Recent years have seen a shift in investor preferences towards financial products that incorporate environmental, social, and governance (ESG) factors. This, along with the increasing impact of such factors on the risks, returns and value of investments, has implications for ESMA’s goal of enhancing investor protection and promoting stable and orderly markets. When the founding regulations of the European Supervisory Authorities (ESAs) were reviewed in 2019, ESMA’s mandate on sustainable finance was strengthened – it is now required to take account of sustainable business models and integrate ESG factors in its work.

To reflect these developments, ESMA is actively contributing to the development of the EU’s sustainable finance rulebook and to its consistent application and supervision across the EU. ESMA also carries out risk assessment and market monitoring activities focusing on potential financial stability risks stemming from ESG factors.

What is the purpose of ESMA’s Sustainable Finance Roadmap?

Building on ESMA’s 2020 Strategy on Sustainable Finance, the Roadmap is a practical tool to ensure that ESMA delivers on its wide array of sustainable finance tasks across multiple sectors in a coordinated way. Furthermore, the Roadmap provides stakeholders with transparency when it comes to ESMA’s sustainable finance deliverables and how they are expected to be sequenced over the coming years.

Which priorities does the Roadmap set for ESMA’s sustainable finance work?
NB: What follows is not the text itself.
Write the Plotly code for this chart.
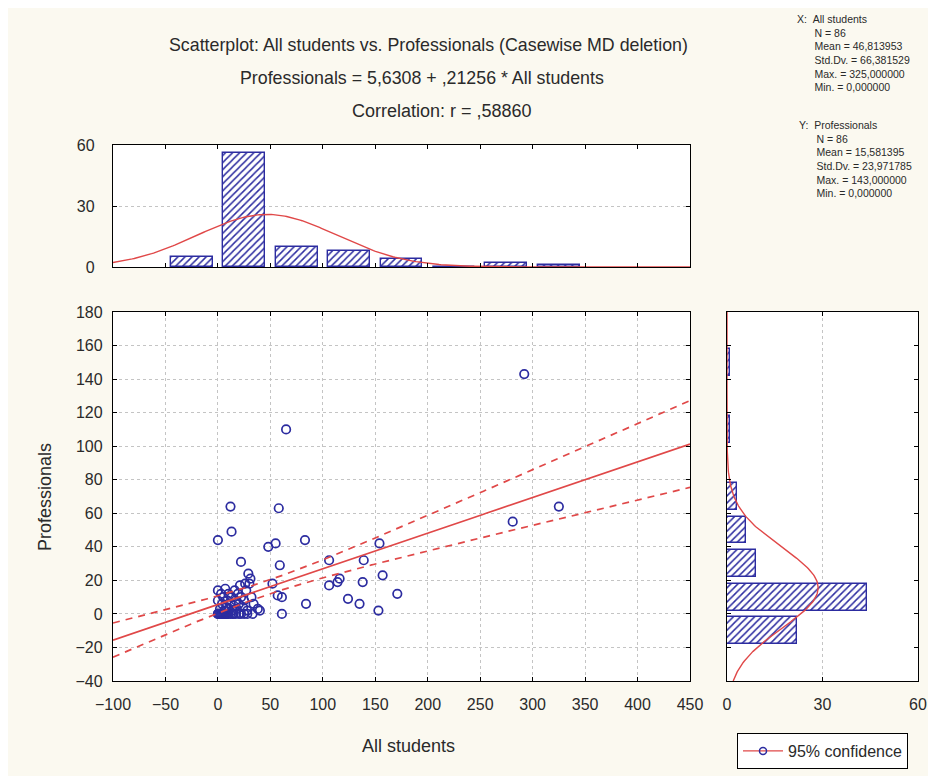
import numpy as np
import plotly.graph_objects as go

# ---------------- data ----------------
all_students = [
    # y = 0 cluster
    0, 0, 1, 2, 3, 4, 5, 6, 7, 8, 9, 10, 12, 14, 15, 17, 20, 22, 25, 28, 33,
    # low cluster
    0, 0, 2, 3, 4, 5, 6, 7, 8, 9, 10, 11, 12, 13, 14, 15, 16, 17, 18, 19, 20,
    21, 22, 24, 25, 27, 28, 30, 32, 34, 38, 40, 26,
    # other x <= 50
    12, 13, 0, 22, 29, 31, 48,
    # x > 50
    58, 65, 55, 83, 59, 57, 61, 61, 84, 52, 106, 116, 114, 106, 139, 138, 124,
    135, 154, 157, 171, 153, 292, 281, 325,
]
professionals = [
    0, 0, 0, 0, 0, 0, 0, 0, 0, 0, 0, 0, 0, 0, 0, 0, 0, 0, 0, 0, 0,
    8, 14, 3, 12, 6, 10, 2, 15, 4, 8, 12, 3, 6, 10, 2, 5, 14, 8, 3, 12, 6,
    17, 10, 4, 8, 14, 2, 18, 10, 6, 3, 2, 18,
    64, 49, 44, 31, 24, 21, 40,
    63, 110, 42, 44, 29, 11, 10, 0, 6, 18, 32, 21, 19, 17, 32, 19, 9,
    6, 42, 23, 12, 2, 143, 55, 64,
]

x_hist_centers = [-25, 25, 75, 125, 175, 225, 275, 325]
x_hist_counts = [5, 56, 10, 8, 4, 0, 2, 1]
y_hist_centers = [-10, 10, 30, 50, 70, 90, 110, 130, 150]
y_hist_counts = [22, 44, 9, 6, 3, 0, 1, 0, 1]

N = 86
X_MEAN, X_SD, X_MAX, X_MIN = 46.813953, 66.381529, 325.0, 0.0
Y_MEAN, Y_SD, Y_MAX, Y_MIN = 15.581395, 23.971785, 143.0, 0.0
INTERCEPT, SLOPE, R = 5.6308, 0.21256, 0.58860
T_CRIT = 1.9886
X_BIN, Y_BIN = 50, 20

# ---------------- derived curves ----------------
xs = np.linspace(-100, 450, 300)
y_fit = INTERCEPT + SLOPE * xs
s_res = Y_SD * np.sqrt((1 - R ** 2) * (N - 1) / (N - 2))
se = s_res * np.sqrt(1.0 / N + (xs - X_MEAN) ** 2 / ((N - 1) * X_SD ** 2))
upper = y_fit + T_CRIT * se
lower = y_fit - T_CRIT * se

def npdf(v, m, s):
    return np.exp(-0.5 * ((v - m) / s) ** 2) / (s * np.sqrt(2 * np.pi))

x_curve = N * X_BIN * npdf(xs, X_MEAN, X_SD)
ys = np.linspace(-40, 180, 300)
y_curve = N * Y_BIN * npdf(ys, Y_MEAN, Y_SD)

# ---------------- figure ----------------
OFF = 8                      # page body margin
W, H = 936 - OFF, 776 - OFF
RED = "#e04848"
BLUE = "#2c2ca0"
FONT = "Liberation Sans, Arial, sans-serif"
TXT = "#2a2a2a"

def px(x):
    return (x - OFF) / W

def py(y):
    return (H - (y - OFF)) / H

fig = go.Figure()

# scatter points
fig.add_trace(go.Scatter(
    x=all_students, y=professionals, mode="markers",
    marker=dict(symbol="circle-open", size=8.5, color=BLUE, line=dict(width=1.7, color=BLUE)),
    xaxis="x", yaxis="y", showlegend=False, hoverinfo="x+y"))
# regression + confidence bands
fig.add_trace(go.Scatter(x=xs, y=y_fit, mode="lines", line=dict(color=RED, width=1.7),
                         xaxis="x", yaxis="y", showlegend=False))
fig.add_trace(go.Scatter(x=xs, y=upper, mode="lines", line=dict(color=RED, width=1.7, dash="7px,6px"),
                         xaxis="x", yaxis="y", showlegend=False))
fig.add_trace(go.Scatter(x=xs, y=lower, mode="lines", line=dict(color=RED, width=1.7, dash="7px,6px"),
                         xaxis="x", yaxis="y", showlegend=False))
# legend entry
fig.add_trace(go.Scatter(x=[None], y=[None], mode="lines+markers", name="95% confidence",
                         line=dict(color=RED, width=1.4),
                         marker=dict(symbol="circle-open", size=7, color=BLUE, line=dict(width=1.5, color=BLUE)),
                         xaxis="x", yaxis="y", showlegend=True))

hatch = dict(shape="/", fgcolor=BLUE, bgcolor="white", size=5, solidity=0.3)
# top histogram
fig.add_trace(go.Bar(x=x_hist_centers, y=x_hist_counts, width=40,
                     marker=dict(color="white", pattern=hatch, line=dict(color=BLUE, width=1.4)),
                     xaxis="x2", yaxis="y2", showlegend=False))
fig.add_trace(go.Scatter(x=xs, y=x_curve, mode="lines", line=dict(color=RED, width=1.4),
                         xaxis="x2", yaxis="y2", showlegend=False))
# right histogram
fig.add_trace(go.Bar(y=y_hist_centers, x=y_hist_counts, width=16, orientation="h",
                     marker=dict(color="white", pattern=hatch, line=dict(color=BLUE, width=1.4)),
                     xaxis="x3", yaxis="y3", showlegend=False))
fig.add_trace(go.Scatter(x=y_curve, y=ys, mode="lines", line=dict(color=RED, width=1.4),
                         xaxis="x3", yaxis="y3", showlegend=False))

axis_common = dict(showline=True, linecolor="black", linewidth=1.3, mirror="ticks",
                   ticks="inside", ticklen=4, tickcolor="black", zeroline=False,
                   gridcolor="#c4c4c4", griddash="dot", gridwidth=1, automargin=False,
                   tickfont=dict(family=FONT, size=16, color=TXT))

sc_x = [px(113), px(690)]
sc_y = [py(681), py(312)]
top_y = [py(267), py(145)]
rh_x = [px(727), px(918)]

fig.update_layout(
    template=None,
    width=W, height=H, autosize=False,
    margin=dict(l=0, r=0, t=0, b=0, pad=0, autoexpand=False),
    paper_bgcolor="#fbf9f0", plot_bgcolor="white",
    bargap=0,
    xaxis=dict(domain=sc_x, range=[-100, 450], tickvals=list(range(-100, 451, 50)),
               anchor="y", showgrid=True, ticklabelstandoff=9, **axis_common),
    yaxis=dict(domain=sc_y, range=[-40, 180], tickvals=list(range(-40, 181, 20)),
               anchor="x", showgrid=True, ticklabelstandoff=6, **axis_common),
    xaxis2=dict(domain=sc_x, range=[-100, 450], tickvals=list(range(-100, 451, 50)),
                anchor="y2", showgrid=False, showticklabels=False, **axis_common),
    yaxis2=dict(domain=top_y, range=[0, 60], tickvals=[0, 30, 60],
                anchor="x2", showgrid=True, ticklabelstandoff=14, **axis_common),
    xaxis3=dict(domain=rh_x, range=[0, 60], tickvals=[0, 30, 60],
                anchor="y3", showgrid=True, ticklabelstandoff=9, **axis_common),
    yaxis3=dict(domain=sc_y, range=[-40, 180], tickvals=list(range(-40, 181, 20)),
                anchor="x3", showgrid=False, showticklabels=False, **axis_common),
    legend=dict(x=px(737), y=py(733), xanchor="left", yanchor="top",
                bgcolor="white", bordercolor="black", borderwidth=1,
                font=dict(family=FONT, size=16, color=TXT), itemwidth=40),
    showlegend=True,
)

def note(text, x, y, size, xanchor="center", angle=0, align="center"):
    fig.add_annotation(text=text, x=px(x), y=py(y), xref="paper", yref="paper",
                       xanchor=xanchor, yanchor="middle", showarrow=False, textangle=angle,
                       align=align, font=dict(family=FONT, size=size, color=TXT))

note("Scatterplot: All students vs. Professionals (Casewise MD deletion)", 428, 45, 17.8)
note("Professionals = 5,6308 + ,21256 * All students", 422, 78, 17.8)
note("Correlation: r = ,58860", 442, 111, 18)
note("All students", 408, 746, 18)
note("Professionals", 45, 497, 18, angle=-90)

def fmt(v, d=6):
    return f"{v:.{d}f}".replace(".", ",")

IND = "&nbsp;" * 6
stats_x = ["X:&nbsp;&nbsp;All students", f"{IND}N = {N}", f"{IND}Mean = {fmt(X_MEAN)}",
           f"{IND}Std.Dv. = {fmt(X_SD)}", f"{IND}Max. = {fmt(X_MAX)}", f"{IND}Min. = {fmt(X_MIN)}"]
stats_y = ["Y:&nbsp;&nbsp;Professionals", f"{IND}N = {N}", f"{IND}Mean = {fmt(Y_MEAN)}",
           f"{IND}Std.Dv. = {fmt(Y_SD)}", f"{IND}Max. = {fmt(Y_MAX)}", f"{IND}Min. = {fmt(Y_MIN)}"]
note("<br>".join(stats_x), 795, 53, 10.5, xanchor="left", align="left")
note("<br>".join(stats_y), 797, 159, 10.5, xanchor="left", align="left")

fig.write_html("out.html")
The Roadmap identifies three priorities for ESMA’s sustainable finance activities from 2022 to 2024:

1) Tackling greenwashing and promoting transparency

The combination of growing demand for ESG investments and rapidly evolving markets creates room for greenwashing. Greenwashing is a complex and multifaceted issue that takes various forms, has different causes, and can potentially have a detrimental impact on investors looking to make sustainable investments. To safeguard investors, it will be vital to investigate this issue, define its fundamental features and address it with coordinated action across multiple sectors, finding common solutions across the EU.
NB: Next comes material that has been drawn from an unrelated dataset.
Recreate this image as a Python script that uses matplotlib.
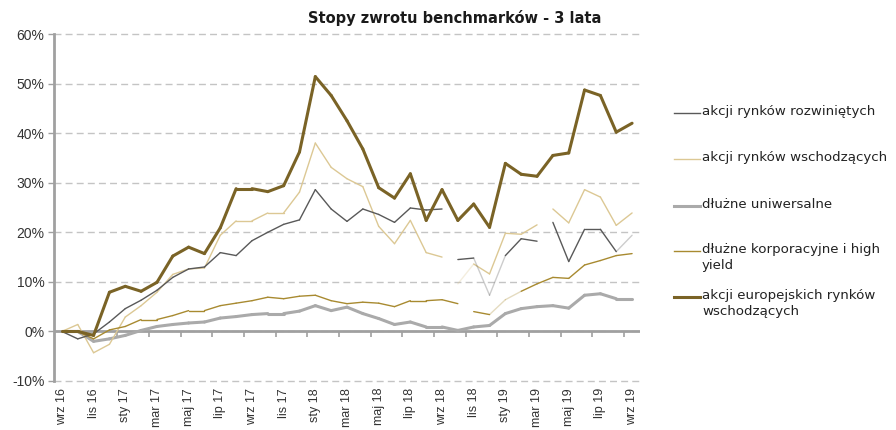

2) Building national competent authorities’ and ESMA’s capacities

The growing importance of sustainable finance requires national competent authorities and ESMA to further develop skills beyond their traditional areas of focus to understand and address the supervisory implications of new regulation and of novel market practices in this area. It will help build authorities’ and its own capacity on sustainable finance through a multi-year training programme and through facilitating the active sharing of supervisory experiences among authorities. These efforts will also contribute to creating effective and consistent supervision in sustainable finance.

3) Monitoring, assessing and analysing ESG markets and risks

The objective of this third priority is to identify emerging trends, risks and vulnerabilities that can have a high impact on investor protection and on the stability of financial markets. ESMA will use its data-analysis capabilities to support its own as well as national competent authorities’ supervisory work and to promote a convergent approach among authorities. It will undertake specific activities such as climate scenario analysis for investment funds, CCP stress testing and the establishment of common methodologies for climate-related risk analysis together with other EU public bodies.

How will ESMA deliver on these priorities?

To address the three priorities, the Roadmap identifies a comprehensive list of actions that ESMA will carry out between 2022 and 2024. Some actions will span several years while others will be completed within a shorter time period. Equally, some actions will be cross-sectoral while others will be focused on one of the following sectors:

  • Investment management
  • Investment services
  • Issuers’ disclosure and governance
  • Benchmarks
  • Credit ratings and ESG ratings
  • Trading and post-trading
  • Financial innovation

Several of the actions in the Roadmap are aligned with, and will help fulfil, the European Commission’s Strategy for Financing the Transition to a Sustainable Economy from 2021.